Summary of Tim Keller on Movements:
A movement is marked by an attractive, clear, unifying vision for the future together with a strong set of values or beliefs. The content of the vision must be compelling and clear so that others can grasp it readily. It must not be so esoteric or difficult that only a handful of people can articulate it. Instead, it must be something that all members of the movement can understand and pass along to others.
This unifying vision is so compelling that it takes pride of place. First, the vision leads to sacrificial commitment. Individuals put the vision ahead of their own interests and comfort. They are willing to work without high compensation, power, or perks. The satisfaction of realized goals is their main compensation. There is no more practical index of whether you have a movement or not. If the leader is making all the sacrifices, you don't.
Second, the vision leads to generous flexibility. In movements, however, the accomplishment of the vision is more important than power and position. So people are willing to make allies, be flexible, and cooperate with anyone sharing the basic vision and values.
Third, the vision leads to innovativeness. Movements are flatter because the commonly shared vision unifies and empowers. The vision is what matters - so anyone with a good idea about how to accomplish it is welcome to give it. Ideas flow out of the whole organization, top to bottom, which leads to greater creativity.
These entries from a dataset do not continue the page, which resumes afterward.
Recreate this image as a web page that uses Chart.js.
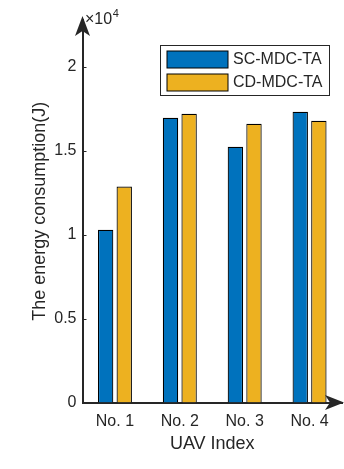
<!DOCTYPE html>
<html>
<head>
<meta charset="utf-8">
<script src="https://cdn.jsdelivr.net/npm/chart.js@4"></script>
<style>
  html, body { margin: 0; padding: 0; background: #fff; }
  #wrap { width: 344px; height: 469px; position: relative; }
</style>
</head>
<body>
<div id="wrap"><canvas id="energia-grafica"></canvas></div>
<script>
const categorias = ['No. 1', 'No. 2', 'No. 3', 'No. 4'];
const scMdcTa = [10300, 16970, 15240, 17330];
const cdMdcTa = [12870, 17210, 16610, 16790];
const yTicks = [0, 5000, 10000, 15000, 20000];
const yTickLabels = ['0', '0.5', '1', '1.5', '2'];
const series = ['SC-MDC-TA', 'CD-MDC-TA'];

(function () {
    const gris = '#262626';
    const azul = '#0072BD';
    const naranja = '#EDB120';
    const fuente = '"Liberation Sans", Arial, Helvetica, sans-serif';

    // flechas, marcas internas, x10^4 y la leyenda en su caja
    const decoracion = {
        id: 'decoracion',
        afterDraw(chart) {
            const ctx = chart.ctx;
            const area = chart.chartArea;
            const y = chart.scales.y;
            ctx.save();
            ctx.fillStyle = gris;
            ctx.strokeStyle = gris;

            // marcas hacia dentro
            ctx.lineWidth = 1;
            y.ticks.forEach(t => {
                const py = Math.round(y.getPixelForValue(t.value)) + 0.5;
                ctx.beginPath();
                ctx.moveTo(area.left, py);
                ctx.lineTo(area.left + 4, py);
                ctx.stroke();
            });

            // flecha eje y
            const ax = area.left;
            ctx.beginPath();
            ctx.moveTo(ax, 16);
            ctx.lineTo(ax - 7.5, 36);
            ctx.lineTo(ax, 31);
            ctx.lineTo(ax + 7.5, 36);
            ctx.closePath();
            ctx.fill();

            // flecha eje x
            const by = area.bottom;
            ctx.beginPath();
            ctx.moveTo(344, by);
            ctx.lineTo(325, by - 7.5);
            ctx.lineTo(330, by);
            ctx.lineTo(325, by + 7.5);
            ctx.closePath();
            ctx.fill();

            // x10^4
            ctx.textBaseline = 'alphabetic';
            ctx.textAlign = 'left';
            ctx.font = '16px ' + fuente;
            ctx.fillText('\u00d710', 85, 24);
            const w = ctx.measureText('\u00d710').width;
            ctx.font = '11px ' + fuente;
            ctx.fillText('4', 85 + w + 0.5, 17);

            // leyenda
            ctx.fillStyle = '#fff';
            ctx.fillRect(160.5, 45.5, 169, 50);
            ctx.lineWidth = 1;
            ctx.strokeStyle = gris;
            ctx.strokeRect(160.5, 45.5, 169, 50);
            const filas = [51, 74];
            chart.data.datasets.forEach((ds, i) => {
                ctx.fillStyle = ds.backgroundColor;
                ctx.fillRect(167, filas[i], 61, 17);
                ctx.strokeStyle = '#000';
                ctx.strokeRect(167, filas[i], 61, 17);
                ctx.fillStyle = gris;
                ctx.font = '16px ' + fuente;
                ctx.textBaseline = 'middle';
                ctx.fillText(ds.label, 233, filas[i] + 9);
            });
            ctx.restore();
        }
    };

    const ctx = document.getElementById('energia-grafica').getContext('2d');

    const myChart = new Chart(ctx, {
        type: 'bar',
        data: {
            labels: categorias,
            datasets: [{
                label: series[0],
                data: scMdcTa,
                backgroundColor: azul,
                borderColor: '#000',
                borderWidth: 1.2
            }, {
                label: series[1],
                data: cdMdcTa,
                backgroundColor: naranja,
                borderColor: '#000',
                borderWidth: 1.2
            }]
        },
        options: {
            responsive: true,
            maintainAspectRatio: false,
            animation: false,
            layout: {
                padding: { top: 20, right: 2, left: 0, bottom: 0 }
            },
            datasets: {
                bar: {
                    categoryPercentage: 0.574,
                    barPercentage: 0.826
                }
            },
            scales: {
                x: {
                    grid: { display: false, drawTicks: false },
                    border: { color: gris, width: 2 },
                    ticks: {
                        color: gris,
                        padding: 9,
                        font: { family: fuente, size: 16 }
                    },
                    title: {
                        display: true,
                        text: 'UAV Index',
                        color: gris,
                        font: { family: fuente, size: 18 },
                        padding: { top: 0, bottom: 14 }
                    },
                    afterFit(scale) { scale.height = 66.5; }
                },
                y: {
                    min: 0,
                    max: 22800,
                    grid: { display: false, drawTicks: false },
                    border: { color: gris, width: 2 },
                    afterBuildTicks(scale) {
                        scale.ticks = yTicks.map(v => ({ value: v }));
                    },
                    ticks: {
                        color: gris,
                        padding: 6,
                        font: { family: fuente, size: 16 },
                        callback: (value) => yTickLabels[yTicks.indexOf(value)]
                    },
                    title: {
                        display: true,
                        text: 'The energy consumption(J)',
                        color: gris,
                        font: { family: fuente, size: 18 },
                        padding: { top: 29, bottom: 0 }
                    },
                    afterFit(scale) { scale.width = 82.5; }
                }
            },
            plugins: {
                legend: { display: false },
                tooltip: { enabled: false }
            }
        },
        plugins: [decoracion]
    });
})();
</script>
</body>
</html>
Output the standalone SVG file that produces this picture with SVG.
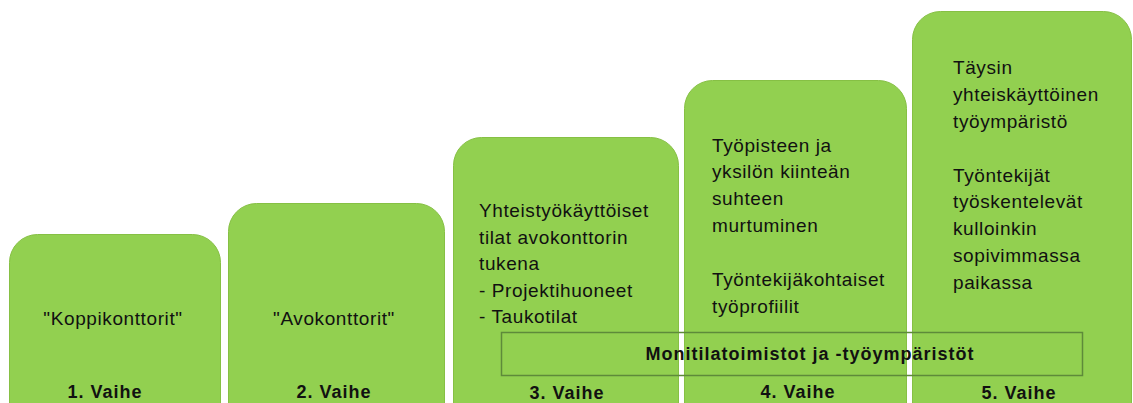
<svg xmlns="http://www.w3.org/2000/svg" width="1133" height="403" viewBox="0 0 1133 403">
<style>
.box{fill:#92D050;stroke:#86C044;stroke-width:1}
.t{font-family:"Liberation Sans",Arial,sans-serif;font-size:19px;fill:#111;letter-spacing:0.6px}
.c{text-anchor:middle}
.lbl{font-family:"Liberation Sans",Arial,sans-serif;font-size:18px;font-weight:bold;fill:#111;letter-spacing:1px;text-anchor:middle}
.band{fill:none;stroke:#5E8A3A;stroke-width:1.5}
</style>
<rect width="1133" height="403" fill="#fff"/>
<g id="vaihe1">
<rect class="box" x="9.5" y="234.5" width="211" height="200" rx="28"/>
<text class="t c" x="113" y="325">"Koppikonttorit"</text>
<text class="lbl" x="105" y="398">1. Vaihe</text>
</g>
<g id="vaihe2">
<rect class="box" x="228.5" y="203.5" width="216" height="230" rx="28"/>
<text class="t c" x="334" y="325">"Avokonttorit"</text>
<text class="lbl" x="334" y="398">2. Vaihe</text>
</g>
<g id="vaihe3">
<rect class="box" x="453.5" y="137.5" width="225" height="300" rx="28"/>
<text class="t" x="479" y="217">Yhteistyökäyttöiset</text>
<text class="t" x="479" y="244">tilat avokonttorin</text>
<text class="t" x="479" y="270">tukena</text>
<text class="t" x="479" y="297">- Projektihuoneet</text>
<text class="t" x="479" y="323">- Taukotilat</text>
<text class="lbl" x="567" y="399">3. Vaihe</text>
</g>
<g id="vaihe4">
<rect class="box" x="684.5" y="80.5" width="222" height="360" rx="28"/>
<text class="t" x="712" y="152">Työpisteen ja</text>
<text class="t" x="712" y="178">yksilön kiinteän</text>
<text class="t" x="712" y="205">suhteen</text>
<text class="t" x="712" y="232">murtuminen</text>
<text class="t" x="712" y="286">Työntekijäkohtaiset</text>
<text class="t" x="712" y="313">työprofiilit</text>
<text class="lbl" x="798" y="398">4. Vaihe</text>
</g>
<g id="vaihe5">
<rect class="box" x="912.5" y="11.5" width="219" height="430" rx="28"/>
<text class="t" x="953" y="74">Täysin</text>
<text class="t" x="953" y="101">yhteiskäyttöinen</text>
<text class="t" x="953" y="128">työympäristö</text>
<text class="t" x="953" y="182">Työntekijät</text>
<text class="t" x="953" y="208">työskentelevät</text>
<text class="t" x="953" y="235">kulloinkin</text>
<text class="t" x="953" y="262">sopivimmassa</text>
<text class="t" x="953" y="289">paikassa</text>
<text class="lbl" x="1019" y="399">5. Vaihe</text>
</g>
<g id="monitila">
<rect class="band" x="501.5" y="332.5" width="581" height="43"/>
<text class="lbl" x="810" y="360">Monitilatoimistot ja -työympäristöt</text>
</g>
<g id="connectors"></g>
</svg>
Finally, a movement is marked by spontaneous generativity. Spontaneous combustion means energy generated from within - a conflagration without the need for external ignition. A movement is able to generate its own resources, recruit its own new members and participants, and (especially) raise up its own new leaders. This does not mean that movements have no formal training programs. Rather, it means that first, the vision of the movement (especially as its content is disseminated) attracts people with leadership potential, and, secondly, that the work of the movement provides opportunities that reveal emerging leaders through real-life experience and then prepares them for the next level of leadership in the movement. Denominations or church networks that always have to recruit ministers and staff that were raised up in other environments, and that attract them mainly with good compensation, do not show signs of being a movement.
It is natural for new churches and ministries to try very hard to stay informal, non-codified, and non-centralized. But part of what makes a movement dynamic is a unified vision, and that always requires some codification and control. As time goes on, to maintain the main engine of movement-dynamics - a unified vision - a ministry must adopt some of the aspects of institutions. A strong movement, then, occupies the difficult space between being a free-wheeling organism and a disciplined organization.
A movement that refuses to take on some organizational characteristics - authority, tradition, unity of belief, and quality control - will fragment and dissipate. A movement that does not also resist the inevitable tendency toward complete institutionalization will lose its vitality and effectiveness as well. The job of the movement leader is to steer the ship safely between these two opposite perils.